Yo no lo quería creer, no sé cuánto tiempo me quedé mudo, de pronto pregunté “tú, ¿qué opinas chavo?” Él, con sus probables trece años de edad levantó los
hombros y me miró sin responder. El hambre, el frío y la tristeza pueden no
haber tenido voz, pero hasta quien no las ha sufrido hubiese entendido sin
embargo que sí tienen mirada, y allí estaba todo eso, en los ojos de aquel
joven.
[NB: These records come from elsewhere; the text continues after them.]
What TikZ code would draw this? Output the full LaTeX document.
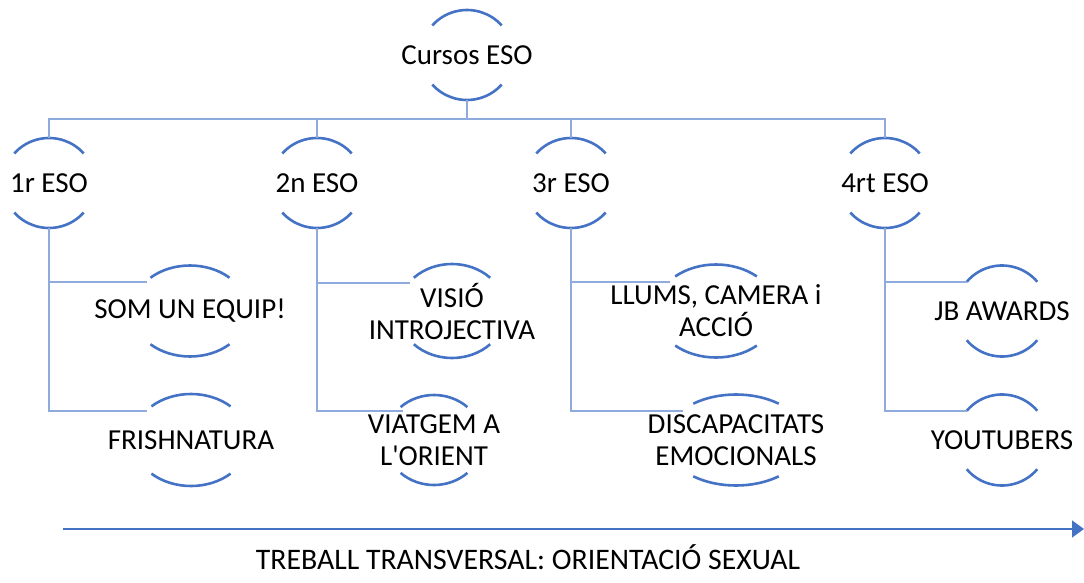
\documentclass[tikz,border=0pt]{standalone}
\usepackage{fontspec}
\setmainfont{Carlito}[Ligatures=TeXOff]
\usetikzlibrary{arrows.meta,shapes.geometric}
\definecolor{arcblue}{RGB}{68,114,196}
\definecolor{connblue}{RGB}{143,170,220}
\newcommand\twoarcs[4]{%
  \draw[arcline] ([shift={({#2*cos(#4)},{#3*sin(#4)})}]#1.center) arc[start angle=#4, end angle=180-#4, x radius=#2pt, y radius=#3pt];
  \draw[arcline] ([shift={({-#2*cos(#4)},{-#3*sin(#4)})}]#1.center) arc[start angle=180+#4, end angle=360-#4, x radius=#2pt, y radius=#3pt];
}
\begin{document}
\begin{tikzpicture}[x=1pt,y=1pt,
  arcline/.style={draw=arcblue,line width=2.6pt},
  conn/.style={draw=connblue,line width=2pt},
  lbl/.style={align=center,inner sep=0pt,font=\fontsize{29}{32}\selectfont,text=black}]
\useasboundingbox (0,0) rectangle (1084,-583);
% nodes
\node[lbl] (root) at (467,-55) {Cursos ESO};
\node[lbl] (a1) at (49,-183) {1r ESO};
\node[lbl] (a2) at (317,-183) {2n ESO};
\node[lbl] (a3) at (571,-183) {3r ESO};
\node[lbl] (a4) at (885,-183) {4rt ESO};
\node[lbl] (c11) at (190,-311) {SOM UN EQUIP!};
\node[lbl] (c12) at (191,-440) {FRISHNATURA};
\node[lbl] (c21) at (452,-311) {VISIÓ\\INTROJECTIVA};
\node[lbl] (c22) at (434,-440) {VIATGEM A\\L'ORIENT};
\node[lbl] (c31) at (716,-311) {LLUMS, CAMERA i\\ACCIÓ};
\node[lbl] (c32) at (736,-440) {DISCAPACITATS\\EMOCIONALS};
\node[lbl] (c41) at (1002,-311) {JB AWARDS};
\node[lbl] (c42) at (1002,-440) {YOUTUBERS};
% arcs
\twoarcs{root}{46}{45}{41}
\twoarcs{a1}{46}{45}{41}
\twoarcs{a2}{46}{45}{41}
\twoarcs{a3}{46}{45}{41}
\twoarcs{a4}{46}{45}{41}
\twoarcs{c11}{58}{45.5}{47}
\twoarcs{c12}{58}{46}{47}
\twoarcs{c21}{54}{47}{45}
\twoarcs{c22}{49}{45}{47}
\twoarcs{c31}{61}{46.5}{48}
\twoarcs{c32}{71}{45.5}{53}
\twoarcs{c41}{46}{45.5}{40}
\twoarcs{c42}{46}{45.5}{40}
% connectors
\coordinate (bus) at (467,-119);
\coordinate (t1) at ([yshift=45pt]a1.center);
\coordinate (t2) at ([yshift=45pt]a2.center);
\coordinate (t3) at ([yshift=45pt]a3.center);
\coordinate (t4) at ([yshift=45pt]a4.center);
\draw[conn] ([yshift=-45pt]root.center) -- (bus);
\draw[conn] (t1) |- (bus) -| (t4);
\draw[conn] (t2) -- (t2 |- bus);
\draw[conn] (t3) -- (t3 |- bus);
\draw[conn] ([yshift=-45pt]a1.center) |- ([shift={(-43,29)}]c11.center);
\draw[conn] ([yshift=-45pt]a1.center) |- ([shift={(-44,29)}]c12.center);
\draw[conn] ([yshift=-45pt]a2.center) |- ([shift={(-42,28)}]c21.center);
\draw[conn] ([yshift=-45pt]a2.center) |- ([shift={(-31,29)}]c22.center);
\draw[conn] ([yshift=-45pt]a3.center) |- ([shift={(-46,29)}]c31.center);
\draw[conn] ([yshift=-45pt]a3.center) |- ([shift={(-53,29)}]c32.center);
\draw[conn] ([yshift=-45pt]a4.center) |- ([shift={(-35,29)}]c41.center);
\draw[conn] ([yshift=-45pt]a4.center) |- ([shift={(-35,29)}]c42.center);
% bottom arrow
\coordinate (as) at (63,-529);
\coordinate (ae) at (1084,-529);
\draw[draw=arcblue,line width=1.5pt,-{Triangle[length=12pt,width=17pt]}] (as) -- (ae);
\node[lbl,font=\fontsize{29.8}{32}\selectfont] (tt) at (528,-557) {TREBALL TRANSVERSAL: ORIENTACIÓ SEXUAL};
\end{tikzpicture}
\end{document}
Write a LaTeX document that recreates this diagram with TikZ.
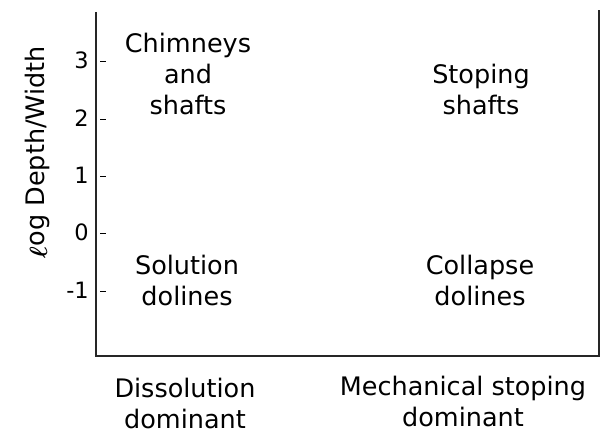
\documentclass[tikz,border=0pt]{standalone}
\usepackage{amsmath}
\usepackage{bm}
\usepackage{fontspec}
\setmainfont{DejaVu Sans}
\begin{document}
\begin{tikzpicture}[x=1pt,y=-1pt,
  lbl/.style={align=center,font=\fontsize{25.5}{31}\selectfont,inner sep=0pt},
  ticklbl/.style={anchor=east,font=\fontsize{22.5}{28}\selectfont,inner sep=0pt},
  axis/.style={line width=1.1pt,black!85},
  tickmark/.style={line width=1pt}]
\useasboundingbox (0,0) rectangle (606,435);
\coordinate (tl) at (96,12);
\coordinate (bl) at (96,356);
\coordinate (br) at (599,356);
\coordinate (tr) at (599,10);
\draw[axis] (tl) -- (bl) -- (br) -- (tr);
\foreach \v/\y in {3/60,2/118,1/175,0/232,-1/290}{
  \node[ticklbl] (t\y) at (89,\y) {\v};
  \coordinate (a\y) at (100,\y+2);
  \coordinate (b\y) at (106,\y+2);
  \draw[tickmark] (a\y) -- (b\y);
}
\node[lbl] (chim) at (188,74) {Chimneys\\and\\shafts};
\node[lbl] (stop) at (481,89) {Stoping\\shafts};
\node[lbl] (sol) at (187,280) {Solution\\dolines};
\node[lbl] (col) at (480,280) {Collapse\\dolines};
\node[lbl] (diss) at (185,403) {Dissolution\\dominant};
\node[lbl] (mech) at (463,401) {Mechanical stoping\\dominant};
\node[rotate=90,inner sep=0pt,font=\fontsize{25.5}{28}\selectfont] (ylab) at (37,152) {\raisebox{-3pt}{\fontsize{38}{38}\selectfont$\bm{\ell}$}og Depth/Width};
\end{tikzpicture}
\end{document}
En 2010, 46.2 por ciento de la población mexicana era pobre, de éstos el
53.8 por ciento de la población de 0 a 17 años lo era, lo dijo el Consejo
Nacional de Evaluación de la Política de Desarrollo Social (Coneval), “El chavo”
era uno de ellos.
–Entre nosotros nos cuidamos–
exclamó Erasmo, despreciando cualquier síntoma de compasión; apretó la cruz
de un escapulario que le colgaba del cuello. “¿Quién les ha fallado entonces,
Dios o el gobierno?” le pregunté. –Dios nunca, el gobierno tampoco, el
presidente hace lo que puede, no se le puede dar gusto a toda la gente–. De verdad tuve que renunciar a ese tema.
–Si yo pudiera me compraría
una casa y pondría mi negocio de decoración con limpia pipas, dinero no ocupo,
ése lo único que hace es quitar el sueño– respondió cuando le pregunté por sus anhelos.
“El chavo” cruzó la calle y comenzó a correr
por la banqueta; Sentí una fuerte necesidad de seguirlo, porque pensé que
él era mi historia, la historia que yo de verdad quería contar. Le grité: “chavo”. Fingió no escucharme, sé que fingió, Erasmo y yo lo seguimos con la mirada hasta que la
obscuridad nos lo arrebató.
"Gracias señor, por la
entrevista, por su tiempo", me apretó el brazo y allí se quedó Erasmo, tan
desamparado, tan feliz.
Regresé al departamento
caminando, pensando en la vida de “El chavo”, sentí tristeza con todas sus letras. Ya no me importó la tarea, de todas formas tendría que redactar una
historia que no quería contar; una historia que quizá nadie querría escuchar, la
historia de un indigente feliz. Yo quería contar la de "El chavo", el de los ojos tristes, el de los labios secos, el del silencio ruidoso.